The With New Eyes: Exploration and the American West exhibit has moved on from where I experienced it at the Amon Carter in Fort Worth, but I highly recommend it if it comes near you and the American West fascinates you.


If you'd like to read more about my work-in-progress, click over to my website. There, you'll find a quick blurb, a few opening paragraphs and some other photos that inspired The Night Caller.

6 comments:

Katie Reus said...

That's a very interesting way you got your anti-hero. Apart from everyday life, I also get inspiration from photographs and music.

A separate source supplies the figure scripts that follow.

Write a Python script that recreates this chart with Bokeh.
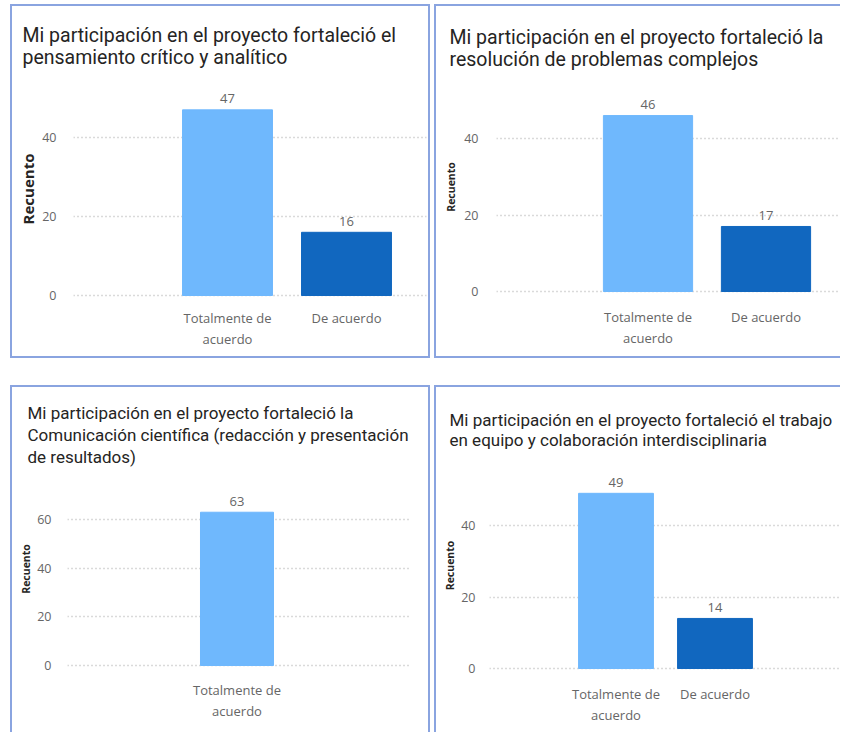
import textwrap
from bokeh.plotting import figure
from bokeh.models import Range1d, FixedTicker, Spacer, ColumnDataSource
from bokeh.layouts import row, column
from bokeh.embed import file_html
from bokeh.resources import INLINE

# ---------------- data ----------------
y_axis_label = "Recuento"

title_1 = ["Mi participación en el proyecto fortaleció el",
           "pensamiento crítico y analítico"]
categories_1 = ["Totalmente de acuerdo", "De acuerdo"]
values_1 = [47, 16]
y_ticks_1 = [0, 20, 40]

title_2 = ["Mi participación en el proyecto fortaleció la",
           "resolución de problemas complejos"]
categories_2 = ["Totalmente de acuerdo", "De acuerdo"]
values_2 = [46, 17]
y_ticks_2 = [0, 20, 40]

title_3 = ["Mi participación en el proyecto fortaleció la",
           "Comunicación científica (redacción y presentación",
           "de resultados)"]
categories_3 = ["Totalmente de acuerdo"]
values_3 = [63]
y_ticks_3 = [0, 20, 40, 60]

title_4 = ["Mi participación en el proyecto fortaleció el trabajo",
           "en equipo y colaboración interdisciplinaria"]
categories_4 = ["Totalmente de acuerdo", "De acuerdo"]
values_4 = [49, 14]
y_ticks_4 = [0, 20, 40]

# ---------------- styles ----------------
BAR_COLORS = {"Totalmente de acuerdo": "#6FB8FD", "De acuerdo": "#1167BF"}
BORDER_COLOR = "#8AA4E0"
TITLE_COLOR = "#252423"
GRAY = "#666666"
FONT = "Open Sans"
TITLE_FONT = "Roboto"


def make_panel(title_lines, cats, vals, yticks, L):
    W, H = L["w"], L["h"]
    ppu, zy = L["ppu"], L["zy"]
    pad = 2
    y0 = -pad / ppu
    y1 = (zy - L["ft"]) / ppu
    mb = int(H - (zy + pad))
    x0 = (L["fl"] - L["c0"]) / L["step"]
    x1 = (L["fr"] - L["c0"]) / L["step"]
    p = figure(width=W, height=H, output_backend="svg", toolbar_location=None,
               x_range=Range1d(x0, x1), y_range=Range1d(y0, y1),
               min_border_left=int(L["fl"]), min_border_right=int(W - L["fr"]),
               min_border_top=int(L["ft"]), min_border_bottom=mb)
    p.outline_line_color = None
    p.background_fill_color = "white"
    p.border_fill_color = "white"

    # title
    p.title.text = "\n".join(title_lines)
    p.title.align = "left"
    p.title.offset = L["tx"] - L["fl"]
    p.title.standoff = L["ts"]
    p.title.text_font = TITLE_FONT
    p.title.text_font_size = L["tfs"]
    p.title.text_font_style = "normal"
    p.title.text_color = TITLE_COLOR
    p.title.text_line_height = L["tlh"]

    xs = list(range(len(cats)))
    src = ColumnDataSource(dict(x=xs, top=vals,
                                color=[BAR_COLORS[c] for c in cats],
                                label=[str(v) for v in vals]))
    p.vbar(x="x", top="top", width=0.756, color="color", source=src)
    p.text(x="x", y="top", text="label", source=src, text_align="center",
           text_baseline="alphabetic", y_offset=-11, text_font_size="13px",
           text_color=GRAY, text_font={"value": FONT})

    # x axis
    p.xaxis.ticker = FixedTicker(ticks=xs)
    p.xaxis.major_label_overrides = {i: textwrap.fill(c, 14) for i, c in enumerate(cats)}
    p.xaxis.axis_line_color = None
    p.xaxis.major_tick_line_color = None
    p.xaxis.minor_tick_line_color = None
    p.xaxis.major_label_text_font_size = "13px"
    p.xaxis.major_label_text_color = GRAY
    p.xaxis.major_label_text_font = FONT
    p.xaxis.major_label_standoff = L["xs"]
    p.xgrid.grid_line_color = None

    # y axis
    p.yaxis.ticker = FixedTicker(ticks=yticks)
    p.yaxis.axis_label = y_axis_label
    p.yaxis.axis_label_text_font_size = L["ylfs"]
    p.yaxis.axis_label_text_font_style = "bold"
    p.yaxis.axis_label_text_color = TITLE_COLOR
    p.yaxis.axis_label_text_font = FONT
    p.yaxis.axis_label_standoff = L["yls"]
    p.yaxis.axis_line_color = None
    p.yaxis.major_tick_line_color = None
    p.yaxis.minor_tick_line_color = None
    p.yaxis.major_label_text_font_size = "12.5px"
    p.yaxis.major_label_text_color = GRAY
    p.yaxis.major_label_text_font = FONT
    p.yaxis.major_label_standoff = L["ys"]
    p.ygrid.grid_line_color = "#B4B4B4"
    p.ygrid.grid_line_dash = "1 3"
    p.ygrid.grid_line_width = 1.3
    return p


def bar(w, h):
    return Spacer(width=w, height=h, styles={"background-color": BORDER_COLOR})


# canvas-relative layout (pixels)
L1 = dict(w=416, h=350, fl=61, fr=414, ft=74, zy=289, ppu=3.95, c0=215, step=119,
          tx=10, ts=22, tfs="19.5px", tlh=0.96, xs=5, ys=11, yls=1, ylfs="15px")
L2 = dict(w=404, h=350, fl=60, fr=404, ft=74, zy=285, ppu=3.825, c0=211.5, step=118,
          tx=13, ts=18, tfs="19.5px", tlh=0.96, xs=8, ys=12, yls=3, ylfs="10.5px")
L3 = dict(w=416, h=345, fl=55, fr=397, ft=83, zy=278, ppu=2.433, c0=224.5, step=96.6,
          tx=15, ts=6, tfs="17px", tlh=1.12, xs=7, ys=10, yls=1, ylfs="10.5px")
L4 = dict(w=404, h=345, fl=53, fr=404, ft=73, zy=281, ppu=3.575, c0=179.5, step=99,
          tx=13, ts=21, tfs="17px", tlh=1.0, xs=8, ys=8, yls=1, ylfs="10.5px")

p1 = make_panel(title_1, categories_1, values_1, y_ticks_1, L1)
p2 = make_panel(title_2, categories_2, values_2, y_ticks_2, L2)
p3 = make_panel(title_3, categories_3, values_3, y_ticks_3, L3)
p4 = make_panel(title_4, categories_4, values_4, y_ticks_4, L4)

box1 = row(bar(2, 354), column(bar(416, 2), p1, bar(416, 2)), bar(2, 354))
box2 = row(bar(2, 354), column(bar(404, 2), p2, bar(404, 2)))
box3 = row(bar(2, 347), column(bar(416, 2), p3), bar(2, 347))
box4 = row(bar(2, 347), column(bar(404, 2), p4))

layout = column(
    Spacer(height=4),
    row(Spacer(width=10), box1, Spacer(width=4), box2),
    Spacer(height=27),
    row(Spacer(width=10), box3, Spacer(width=4), box4),
)

open("out.html", "w").write(file_html(layout, INLINE))
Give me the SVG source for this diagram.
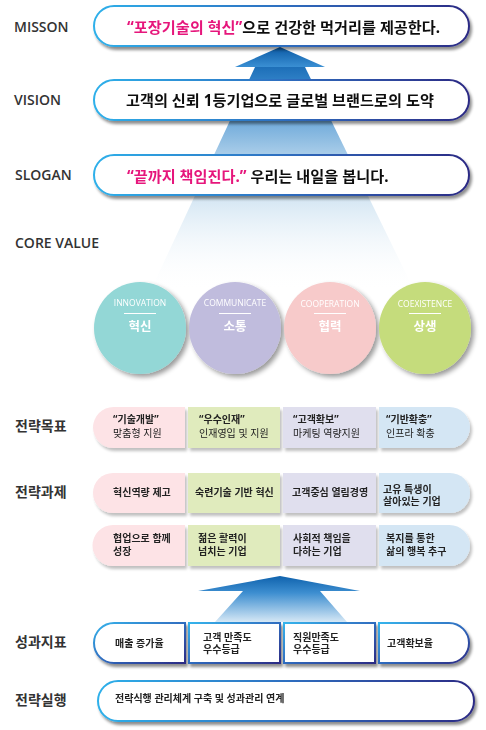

btw, great photo of the Grand Canyon!

Marilyn Brant said...

Loved the photos and the inspiration they provided. BTW, have you been watching New Amsterdam? I've been really enjoying it.

L.A. Mitchell said...

I haven't, but I've heard awesome things. To be honest, I'm gun-shy after falling head over heels for Journeyman and having the networks replace it for American Gladiator. Makes me not want to invest emotionally in any more shows.

I'm SO wanting to get this book done, all I'll allow myself right now is Lost. I hope I can catch up on it from the internet in the summer.

Becky Burkheart said...

I love the photos and also the inspiration for your character.

I clicked over and read your except. very exciting!

Sherry A Davis said...

This guy looks kind of scary. I'm so glad they invented Head-n-Shoulders shampoo. :)

L.A. Mitchell said...

Once you can get past him looking a bit like Squidward, he's perfectly creepy.